Lo and behold, the guy's trying to do a hanging leg raise himself - the same exercise he was telling me not to do. And I mean "trying"; he could barely even hang on to the bar for a second before he let go, and looked around to make sure no-one was watching him. After he tried this, he moved on to the parallel bars, and did a sort of "swing" on it while awkardly attempting to jump up into the top position of a dip (which he had seen me doing earlier on in my workout). At that angle, I could even make out his slight paunch - so much for the "aerobics" he had been doing, and the benefits he got from it! And THAT was the point when I just had to bust out laughing - might as well get what I could from the moment.
Anyway, the guy saw me observing him, so muttered a few comments under his breath, and walked off shortly. I'm sure he went home and told his wife (or significant other) how he saw this guy doing these hard bodyweight exercises which really have no benefit, as well as the response to the free (unwanted) advice he dispensed.

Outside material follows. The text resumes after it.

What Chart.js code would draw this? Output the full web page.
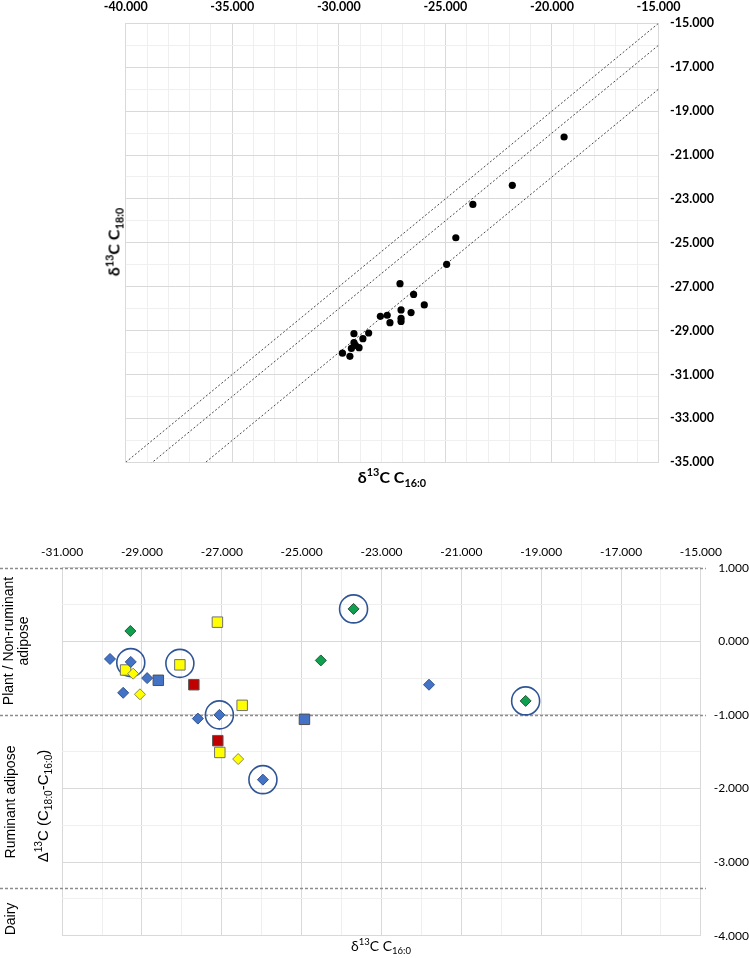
<!DOCTYPE html>
<html>
<head>
<meta charset="utf-8">
<script src="https://cdn.jsdelivr.net/npm/chart.js@4.4.1/dist/chart.umd.min.js"></script>
<style>
  html, body { margin:0; padding:0; background:#fff; }
  #wrap { position:relative; width:749px; height:958px; overflow:hidden; }
  canvas { position:absolute; left:0; }
  .lbl { position:absolute; white-space:nowrap; transform:translate(-50%,-50%); color:#000; line-height:1; text-align:center; }
  .rot { transform:translate(-50%,-50%) rotate(-90deg); }
  .b { font:bold 16px Lato, "Noto Sans", sans-serif; }
  .a { font:14px "Liberation Sans", Arial, sans-serif; }
  .c { font:14px Lato, "Noto Sans", sans-serif; }
  sup, sub { font-size:68%; line-height:0; }
</style>
</head>
<body>
<div id="wrap">
  <canvas id="c1" width="749" height="495" style="top:0"></canvas>
  <canvas id="c2" width="749" height="463" style="top:495px"></canvas>

  <div class="lbl rot b" style="left:113px;top:242px">δ<sup>13</sup>C C<sub>18:0</sub></div>
  <div class="lbl b" style="left:392px;top:476px">δ<sup>13</sup>C C<sub>16:0</sub></div>

  <div class="lbl rot a" style="left:16px;top:641px;line-height:15px">Plant / Non-ruminant<br>adipose</div>
  <div class="lbl rot a" style="left:10px;top:802px">Ruminant adipose</div>
  <div class="lbl rot a" style="left:10px;top:919px">Dairy</div>
  <div class="lbl rot a" style="left:42px;top:806px;font-size:15px">Δ<sup>13</sup>C (C<sub>18:0</sub>-C<sub>16:0</sub>)</div>
  <div class="lbl c" style="left:381px;top:945px">δ<sup>13</sup>C C<sub>16:0</sub></div>
</div>

<script>
/* ── chart 1: δ13C C18:0 vs δ13C C16:0 ── */
const c16 = [-19.43,-21.86,-23.71,-24.51,-24.94,-27.13,-26.49,-25.99,-27.08,-26.61,-28.05,-27.73,
             -27.08,-27.60,-27.08,-29.29,-28.60,-28.87,-29.29,-29.22,-29.41,-29.05,-29.83,-29.48];
const c18 = [-20.18,-22.38,-23.25,-24.77,-25.98,-26.86,-27.35,-27.83,-28.06,-28.18,-28.35,-28.30,
             -28.44,-28.64,-28.58,-29.14,-29.11,-29.37,-29.55,-29.67,-29.81,-29.78,-30.03,-30.17];
const refX     = [-40, -15];
const refUpper = [-35, -15];
const refMid   = [-36, -16];
const refLow   = [-38, -18];

/* ── chart 2: Δ13C vs δ13C C16:0 ── */
const blueDiaX   = [-29.80,-29.28,-28.87,-29.47,-27.60,-27.06,-25.97,-21.81];
const blueDiaY   = [-0.24,-0.28,-0.50,-0.70,-1.05,-1.00,-1.88,-0.59];
const greenDiaX  = [-29.29,-23.70,-24.52,-19.39];
const greenDiaY  = [0.14,0.44,-0.26,-0.81];
const yellowDiaX = [-29.22,-29.05,-26.59];
const yellowDiaY = [-0.44,-0.72,-1.60];
const yellowSqX  = [-27.11,-29.41,-28.05,-26.49,-27.05];
const yellowSqY  = [0.26,-0.39,-0.32,-0.87,-1.51];
const blueSqX    = [-28.59,-24.93];
const blueSqY    = [-0.53,-1.06];
const redSqX     = [-27.70,-27.10];
const redSqY     = [-0.59,-1.35];
const circledX   = [-29.28,-28.05,-27.06,-25.97,-23.70,-19.39];
const circledY   = [-0.29,-0.30,-1.00,-1.88,0.44,-0.81];
const zoneBounds = [1, -1, -3.35];

const MAJ = '#d9d9d9', MIN = '#efefef';
const FONT = 'Lato, "Noto Sans", sans-serif';
const pts = (xs, ys) => xs.map((x, i) => ({ x, y: ys[i] }));
const near = (a, b) => Math.abs(a - b) < 1e-6;
const every = (v, base, step) => near(((v - base) / step), Math.round((v - base) / step));

function axis(pos, min, max, step, labelStep, size, pad, bold, fit, align) {
  const major = v => every(v, min, labelStep);
  return {
    type:'linear', position:pos, min, max,
    border:{ display:true, color:MAJ },
    grid:{ drawTicks:false, color:c => major(c.tick.value) ? MAJ : MIN },
    ticks:{ stepSize:step, autoSkip:false, maxRotation:0, padding:pad, color:'#000',
            crossAlign:align || 'near',
            font:{ family:FONT, size, weight: bold ? 'bold' : 'normal' },
            callback:v => major(v) ? v.toFixed(3) : '' },
    afterFit:fit
  };
}

function refLine(ys) {
  return { data:pts(refX, ys), showLine:true, borderColor:'#4a4a4a', borderWidth:1,
           borderDash:[2,2], pointRadius:0, fill:false };
}

new Chart(document.getElementById('c1'), {
  type:'scatter',
  data:{ datasets:[
    { data:pts(c16, c18), pointRadius:3.6, pointBackgroundColor:'#000', pointBorderWidth:0 },
    refLine(refUpper), refLine(refMid), refLine(refLow)
  ]},
  options:{
    responsive:false, animation:false,
    layout:{ padding:{ left:125.7, right:0, top:0, bottom:32.7 } },
    plugins:{ legend:{ display:false }, tooltip:{ enabled:false } },
    scales:{
      x:axis('top', -40, -15, 1, 5, 12.5, 8.5, true, s => { s.height = 23.3; }),
      y:axis('right', -35, -15, 1, 2, 12.5, 11.5, true, s => { s.width = 90.5; })
    }
  }
});

/* dashed zone separators, running past the plot on both sides */
const zonePlugin = {
  id:'zones',
  beforeDatasetsDraw(chart) {
    const { ctx, chartArea, scales } = chart;
    ctx.save();
    ctx.strokeStyle = '#8c8c8c';
    ctx.lineWidth = 1.5;
    ctx.setLineDash([3, 2]);
    zoneBounds.forEach(v => {
      const y = Math.round(scales.y.getPixelForValue(v)) + 0.5;
      ctx.beginPath();
      ctx.moveTo(0, y);
      ctx.lineTo(chartArea.right + 5, y);
      ctx.stroke();
    });
    ctx.restore();
  }
};

const mk = (xs, ys, style, r, fill, edge) => ({
  data:pts(xs, ys), pointStyle:style, pointRadius:r,
  pointBackgroundColor:fill, pointBorderColor:edge, pointBorderWidth:1
});

new Chart(document.getElementById('c2'), {
  type:'scatter',
  data:{ datasets:[
    mk(blueDiaX, blueDiaY, 'rectRot', 5.5, '#4472c4', '#2f528f'),
    mk(greenDiaX, greenDiaY, 'rectRot', 5.5, '#0fa04f', '#225a35'),
    mk(yellowDiaX, yellowDiaY, 'rectRot', 5.5, '#ffff00', '#8a8a50'),
    mk(yellowSqX, yellowSqY, 'rect', 7.4, '#ffff00', '#6f6f6f'),
    mk(blueSqX, blueSqY, 'rect', 7.4, '#4472c4', '#4f4f4f'),
    mk(redSqX, redSqY, 'rect', 7.4, '#c00000', '#5a5a5a'),
    { data:pts(circledX, circledY), pointStyle:'circle', pointRadius:14,
      pointBackgroundColor:'rgba(0,0,0,0)', pointBorderColor:'#2f5597', pointBorderWidth:1.6 }
  ]},
  options:{
    responsive:false, animation:false,
    layout:{ padding:{ left:62.1, right:0, top:0, bottom:22.3 } },
    plugins:{ legend:{ display:false }, tooltip:{ enabled:false } },
    scales:{
      x:axis('top', -31, -15, 1, 2, 12, 8.8, false, s => { s.height = 72.7; }),
      y:axis('right', -4, 1, 0.5, 1, 12, 10.5, false, s => { s.width = 48.1; }, 'far')
    }
  },
  plugins:[zonePlugin]
});
</script>
</body>
</html>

I still see the guy sometimes when I train, and we both make it a point to avoid each other. And with good reason, methinks!
The point of the story is this: Unsolicited advice is more common than you'd think, and it usually comes when you are doing something the other person would rather be doing (and benefiting from) but is usually too lazy to actually DO it. This holds especially true when your doing tough exercises that others shy away from doing - such as the ones detailed in Fast and Furious Fitness.
IGNORE such foolishness, at ALL costs, and stick with what you are doing. This is negative behavior at it's very best, and the type thats best avoided. As I said above (and as has been proven over and over again by my own experiences) this sort of thing stems from the other person being insecure in his/her own abilities to perform the exercise and being too lazy to actually work at it - so they badger others that are doing the right thing. They want a solid grip, but aren't willing to work for it. They want to have better stamina, but aren't prepared to put in the hard work. You get what I'm saying. . .
So to cut a long story short - again, ignore unsolicited advice, and remember that if you're getting it, it's probably not worth listening to anyway. Do what others fear to do - tread where others dare not tread - and you'll be better off for it. I have no doubt this has been said by others as well, but thats the Fast and Furious version.